Plaignant
M. Yannick Stromei
Mis en cause
Mme Karine Gagnon, chroniqueuse
Le quotidien Le Journal de Québec
Résumé de la plainte
CONTEXTE
Dans la chronique visée par la plainte, la journaliste d’opinion commente la nouvelle parue la veille voulant que le maire de Québec, Régis Labeaume, soit en faveur d’un projet de tramway.
En 2011, la Ville de Québec avait déjà étudié la possibilité de développer une ligne de tramway. En 2015, l’administration municipale a plutôt envisagé la mise en place d’un Service rapide par bus (SRB) avant d’abandonner cette option au printemps 2017. Dans les jours précédant la chronique visée par la plainte, le maire a remis de l’avant le projet de tramway.
RÉSUMÉ DE LA PLAINTE
M. Yannick Stromei dépose une plainte le 19 décembre 2017 contre la chroniqueuse Karine Gagnon et le quotidien Le Journal de Québec concernant la chronique « Réflexion avancée » publiée le même jour. Le plaignant déplore l’absence d’identification d’une source et des informations inexactes.
Analyse
Grief 1 : absence d’identification d’une source
Principes déontologiques applicables
Identification des sources – « Les journalistes identifient leurs sources d’information, afin de permettre au public d’en évaluer la valeur, sous réserve des dispositions prévues à l’article 12.1 du présent Guide. » (article 12 du Guide de déontologie journalistique du Conseil de presse du Québec)

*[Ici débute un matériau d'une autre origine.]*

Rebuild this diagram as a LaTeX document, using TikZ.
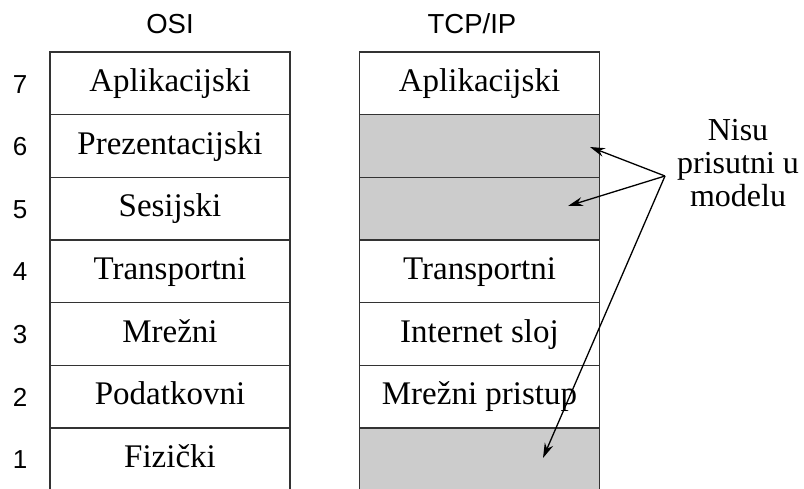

Journalisme d’opinion – « Le journaliste d’opinion expose les faits les plus pertinents sur lesquels il fonde son opinion, à moins que ceux-ci ne soient déjà connus du public, et doit expliciter le raisonnement qui la justifie. » (article 10.2 (2) du Guide)
Le comité des plaintes doit déterminer si la chroniqueuse devait identifier les sondages auxquels elle fait référence dans la chronique visée par la plainte.
Décision
Le Conseil retient le grief d’absence d’identification d’une source.
Analyse
Le plaignant reproche à la chroniqueuse de ne pas « démontrer ses sources avec chiffres à l’appui » dans le passage suivant : « Depuis 2010, de nombreux sondages ont aussi démontré l’appui très clair d’une majorité de gens de la grande région de Québec à des projets de transport structurant, que ce soit un tramway ou même le défunt SRB. Sauf pour les plus récalcitrants, la preuve n’est plus à faire. »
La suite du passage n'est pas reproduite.